Alienation of Affection Lawsuits

Introduction

Adultery is no longer as scandalous as it once was. This is evident in the “no-fault” laws adopted by many of the states. Whereas in times past a divorce would only be granted upon proof of fault by one party or the other (like adultery), many states have done away with this condition entirely. Instead, these pure “no-fault” states only require one of the parties to allege there are “irreconcilable differences” that make continuing with the marriage impractical. Even in states that still permit one party to allege and prove fault, adultery plays a small role (if any role at all) in divorce proceedings.

Even though there may not be much of a place for adultery in modern divorce courts, this does not mean that affairs and cheating behaviors of one spouse can cause the other spouse a great deal of pain. Rather than “getting back” at the unfaithful spouse, however, some jilted partners may want to pursue legal action against their spouse’s paramour. What legal rights, if any, do spouses have against the other spouse’s extramarital partner?

Alienation of Affection Suits in General

In the past, the jilted spouse could bring legal action against the extramarital partner by filing an alienation of affection lawsuit. These suits sought to compensate the wronged spouse for the damage the partner caused to the marital relationship. In order to prevail in these suits, the wronged spouse (who would also be the plaintiff) would need to show that the spouses’ relationship was characterized by love and affection but that the partner negligently, wrongfully, and/or recklessly engaged in behavior that interfered with the cheating spouse’s affections toward the other spouse. If such an alienation of affection lawsuit was successful – and if the extramarital partner was wealthy enough – the jilted spouse could recover a substantial amount of damages.

While alienation of affection lawsuits were once common in many states, they are now only available in Hawaii, Illinois, New Mexico, Mississippi, Utah, North Carolina, and South Dakota. This means that spouses whose partners cheat on them in the other 43 states are without any legal recourse against the extramarital partner.

What if the Extramarital Affair Takes Place in Another State?
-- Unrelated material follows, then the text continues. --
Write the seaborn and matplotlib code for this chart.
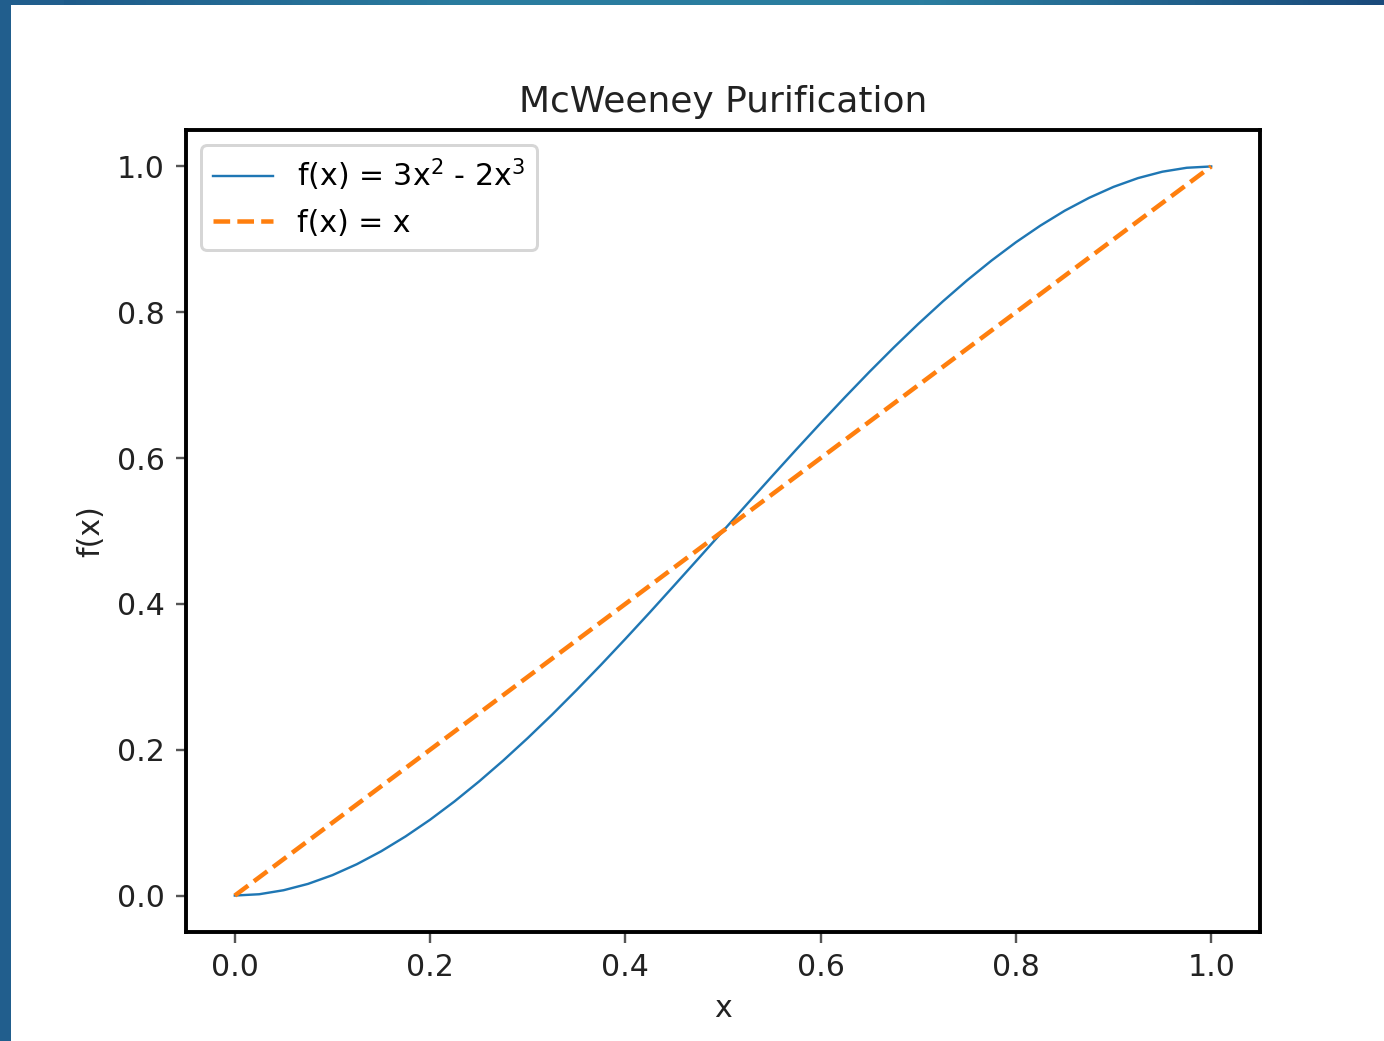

Suppose that two spouses are married and reside in Arizona. For the first few years of the marriage, everything appears to be going well in the marriage and the spouses remain affectionate to one another. At some point during the course of the marriage, however, the husband meets and develops a romantic relationship with another woman who lives in North Carolina. Over the next several years, the husband will make frequent visits to North Carolina under the guise of “business trips.” The husband’s mistress never travels to meet him in Arizona, and all of the rendezvouses between the pair take place in North Carolina. The wife eventually finds out about her husband’s affair and files for divorce in Arizona. Does she have any claim against the mistress for alienation fo affection?

If all of the activities and encounters that lead to the alienation of the husband’s affection from his wife take place in North Carolina (a state that recognizes alienation of affection actions), the wife may be able to file such a lawsuit in North Carolina and recover damages against the mistress. This is because the activities that led to the alienation of the husband’s affections took place in North Carolina.

Whether there continues to be a place in modern family law for alienation of affection actions is a question for state legislators to address. In the meantime, spouses who have been cheated on may find some comfort in being able to produce some measure of discomfort for the extramarital person through a legal action.